Falkland Islands oil and gas exploration Argos Resources Ltd has announced changes in its board of directors, until a general meeting of shareholders is announced, and the executive directors finalize the sale of its PL001 production license interests in the North Falkland Basin to JHI Associates. The Argos sold asset is expected to be a shareholding in JHI.
Meantime since July the company's shares have been suspended from trading on AIM London.
According to JHI Associates presentation they are a company based in Toronto, Canada, and is the premier Guyana-focused deepwater exploration company. With leadership actively exploring offshore Guyana since 1998, our world-class technical team has experience around the Atlantic Margin, including with Guyana’s basin-opening discoveries. JHI has been working with Super Major partners ExxonMobil and Total, and Guyana-based Mid-Atlantic Oil & Gas, Inc.
Argos provided an update of the proposed disposal of the PL001 Production license to JHI Associates.
On 3 May 2023, Argos announced that it had entered into a License Acquisition Agreement (LAA) with JHI, pursuant to which JHI would acquire Argos' PL001 Production License interests in the North Falkland Basin in return for consideration primarily comprising new JHI Common Shares. Assuming completion of the LAA, the Company's sole asset would be a holding in JHI Common Shares and in this scenario the Directors believed that it would be in the best interests of the Company and its shareholders to seek shareholder approval for cancellation of the admission of the Ordinary Shares to trading on AIM. The Disposal and the Cancellation were approved by Argos' shareholders at a general meeting of the Company held on 26 May 2023.

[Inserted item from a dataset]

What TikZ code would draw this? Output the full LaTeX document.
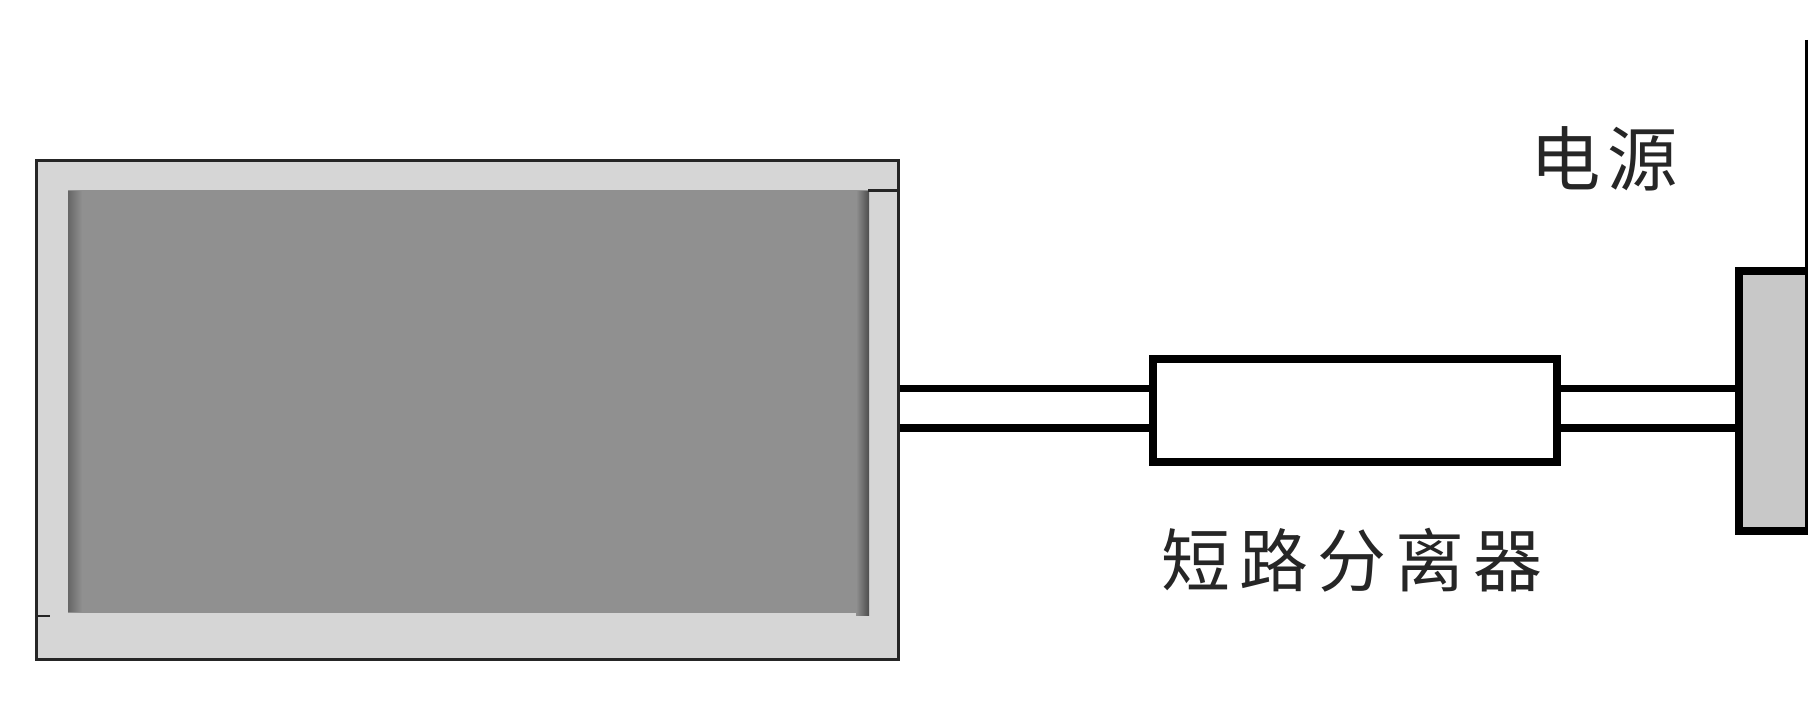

On 18 August 2023, the Company announced that to provide additional time for receipt of the required consent to the transfer of the License, Argos and JHI had signed an addendum to the LAA to extend the long stop date for completion to 30 September 2023.
The Company also confirmed that the Board intends to seek shareholder approval for the Company to be wound up and a liquidator appointed ahead of the Cancellation, conditional on the LAA completing.
In the Company's circular dated 3 May 2023, it was anticipated that the non-executive directors of the Company would resign as directors of the Company shortly after the Cancellation was effective. As the Company now intends to seek shareholder approval for the Company to be wound up and a liquidator appointed ahead of the Cancellation, the Company confirms that Dennis Carlton, Christopher Fleming and James Ragg have all resigned as non-executive directors of the Company with immediate effect.
Executive Chairman Ian Thomson, John Hogan, Managing Director, and Andrew Irvine Finance Director intend to remain as directors of the Company for the purposes of placing the Company into members voluntary liquidations, subject to the required shareholder approval being obtained, completion of the LAA and the Cancellation occurring.
Argos Resources will set out further details of its intention for the Company to be wound up and a liquidator appointed in a circular and notice of meeting to convene the general meeting, which is expected to be posted to shareholders on or around 31 August 2023.